**The task:**
Give a verbatim copy of the lines below, minus the pictures.

**Dataset excerpt:**
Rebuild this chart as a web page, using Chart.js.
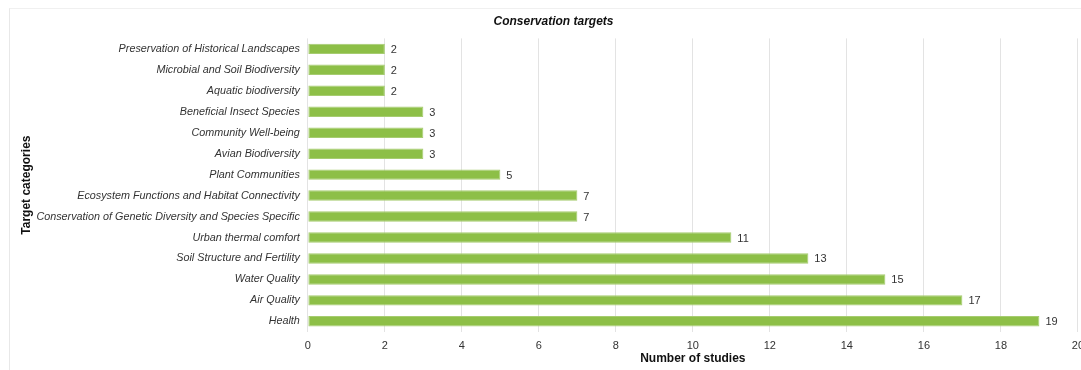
<!DOCTYPE html>
<html>
<head>
<meta charset="utf-8">
<script src="https://cdn.jsdelivr.net/npm/chart.js@4.4.0/dist/chart.umd.min.js"></script>
<style>
  body { margin: 0; background: #fff; overflow: hidden; }
  #wrap {
    position: absolute; left: 9px; top: 8px;
    width: 1082px; height: 361px;
    border-left: 1px solid #e8e8e8; border-top: 1px solid #f0f0f0;
  }
</style>
</head>
<body>
<div id="wrap"><canvas id="myChart"></canvas></div>
<script>
// categories top to bottom, as in the picture
let categories = [
  "Preservation of Historical Landscapes",
  "Microbial and Soil Biodiversity",
  "Aquatic biodiversity",
  "Beneficial Insect Species",
  "Community Well-being",
  "Avian Biodiversity",
  "Plant Communities",
  "Ecosystem Functions and Habitat Connectivity",
  "Conservation of Genetic Diversity and Species Specific",
  "Urban thermal comfort",
  "Soil Structure and Fertility",
  "Water Quality",
  "Air Quality",
  "Health"
];
let studies = [2, 2, 2, 3, 3, 3, 5, 7, 7, 11, 13, 15, 17, 19];

let xMin = 0;
let xMax = 20;
let xStep = 2;

// little plugin for the numbers at the end of the bars
const valueLabels = {
  id: 'valueLabels',
  afterDatasetsDraw(chart) {
    const ctx = chart.ctx;
    const meta = chart.getDatasetMeta(0);
    ctx.save();
    ctx.font = '11px "Liberation Sans", Arial, sans-serif';
    ctx.fillStyle = '#333';
    ctx.textAlign = 'left';
    ctx.textBaseline = 'middle';
    meta.data.forEach(function(bar, i) {
      ctx.fillText(studies[i], bar.x + 6, bar.y + 1);
    });
    ctx.restore();
  }
};

const ctx = document.getElementById('myChart');

new Chart(ctx, {
  type: 'bar',
  data: {
    labels: categories,
    datasets: [{
      data: studies,
      backgroundColor: '#8dbf47',
      borderColor: '#a6cc70',
      borderWidth: 1,
      borderSkipped: false,
      barPercentage: 0.5,
      categoryPercentage: 1.0
    }]
  },
  options: {
    indexAxis: 'y',
    responsive: true,
    maintainAspectRatio: false,
    animation: false,
    layout: { padding: { left: 9, right: 4, top: 0, bottom: 5 } },
    plugins: {
      legend: { display: false },
      tooltip: { enabled: false },
      title: {
        display: true,
        text: 'Conservation targets',
        color: '#111',
        font: { family: '"Liberation Sans", Arial, sans-serif', size: 12, weight: 'bold', style: 'italic' },
        padding: { top: 5, bottom: 10 }
      }
    },
    scales: {
      x: {
        min: xMin,
        max: xMax,
        ticks: {
          stepSize: xStep,
          color: '#333',
          padding: 8,
          font: { family: '"Liberation Sans", Arial, sans-serif', size: 11 }
        },
        grid: { color: '#e3e3e3', drawTicks: false },
        border: { display: false },
        title: {
          display: true,
          text: 'Number of studies',
          color: '#111',
          padding: { top: -8, bottom: 0 },
          font: { family: '"Liberation Sans", Arial, sans-serif', size: 12, weight: 'bold', lineHeight: 1 }
        }
      },
      y: {
        ticks: {
          color: '#333',
          padding: 8,
          autoSkip: false,
          font: { family: '"Liberation Sans", Arial, sans-serif', size: 10.8, style: 'italic' }
        },
        grid: { display: false, drawTicks: false },
        border: { display: false },
        title: {
          display: true,
          text: 'Target categories',
          color: '#111',
          padding: { top: 0, bottom: -5 },
          font: { family: '"Liberation Sans", Arial, sans-serif', size: 12, weight: 'bold' }
        }
      }
    }
  },
  plugins: [valueLabels]
});
</script>
</body>
</html>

**Solved exercise:**
Rebuild this chart as a web page, using Chart.js.
<!DOCTYPE html>
<html>
<head>
<meta charset="utf-8">
<script src="https://cdn.jsdelivr.net/npm/chart.js@4.4.0/dist/chart.umd.min.js"></script>
<style>
  body { margin: 0; background: #fff; overflow: hidden; }
  #wrap {
    position: absolute; left: 9px; top: 8px;
    width: 1082px; height: 361px;
    border-left: 1px solid #e8e8e8; border-top: 1px solid #f0f0f0;
  }
</style>
</head>
<body>
<div id="wrap"><canvas id="myChart"></canvas></div>
<script>
// categories top to bottom, as in the picture
let categories = [
  "Preservation of Historical Landscapes",
  "Microbial and Soil Biodiversity",
  "Aquatic biodiversity",
  "Beneficial Insect Species",
  "Community Well-being",
  "Avian Biodiversity",
  "Plant Communities",
  "Ecosystem Functions and Habitat Connectivity",
  "Conservation of Genetic Diversity and Species Specific",
  "Urban thermal comfort",
  "Soil Structure and Fertility",
  "Water Quality",
  "Air Quality",
  "Health"
];
let studies = [2, 2, 2, 3, 3, 3, 5, 7, 7, 11, 13, 15, 17, 19];

let xMin = 0;
let xMax = 20;
let xStep = 2;

// little plugin for the numbers at the end of the bars
const valueLabels = {
  id: 'valueLabels',
  afterDatasetsDraw(chart) {
    const ctx = chart.ctx;
    const meta = chart.getDatasetMeta(0);
    ctx.save();
    ctx.font = '11px "Liberation Sans", Arial, sans-serif';
    ctx.fillStyle = '#333';
    ctx.textAlign = 'left';
    ctx.textBaseline = 'middle';
    meta.data.forEach(function(bar, i) {
      ctx.fillText(studies[i], bar.x + 6, bar.y + 1);
    });
    ctx.restore();
  }
};

const ctx = document.getElementById('myChart');

new Chart(ctx, {
  type: 'bar',
  data: {
    labels: categories,
    datasets: [{
      data: studies,
      backgroundColor: '#8dbf47',
      borderColor: '#a6cc70',
      borderWidth: 1,
      borderSkipped: false,
      barPercentage: 0.5,
      categoryPercentage: 1.0
    }]
  },
  options: {
    indexAxis: 'y',
    responsive: true,
    maintainAspectRatio: false,
    animation: false,
    layout: { padding: { left: 9, right: 4, top: 0, bottom: 5 } },
    plugins: {
      legend: { display: false },
      tooltip: { enabled: false },
      title: {
        display: true,
        text: 'Conservation targets',
        color: '#111',
        font: { family: '"Liberation Sans", Arial, sans-serif', size: 12, weight: 'bold', style: 'italic' },
        padding: { top: 5, bottom: 10 }
      }
    },
    scales: {
      x: {
        min: xMin,
        max: xMax,
        ticks: {
          stepSize: xStep,
          color: '#333',
          padding: 8,
          font: { family: '"Liberation Sans", Arial, sans-serif', size: 11 }
        },
        grid: { color: '#e3e3e3', drawTicks: false },
        border: { display: false },
        title: {
          display: true,
          text: 'Number of studies',
          color: '#111',
          padding: { top: -8, bottom: 0 },
          font: { family: '"Liberation Sans", Arial, sans-serif', size: 12, weight: 'bold', lineHeight: 1 }
        }
      },
      y: {
        ticks: {
          color: '#333',
          padding: 8,
          autoSkip: false,
          font: { family: '"Liberation Sans", Arial, sans-serif', size: 10.8, style: 'italic' }
        },
        grid: { display: false, drawTicks: false },
        border: { display: false },
        title: {
          display: true,
          text: 'Target categories',
          color: '#111',
          padding: { top: 0, bottom: -5 },
          font: { family: '"Liberation Sans", Arial, sans-serif', size: 12, weight: 'bold' }
        }
      }
    }
  },
  plugins: [valueLabels]
});
</script>
</body>
</html>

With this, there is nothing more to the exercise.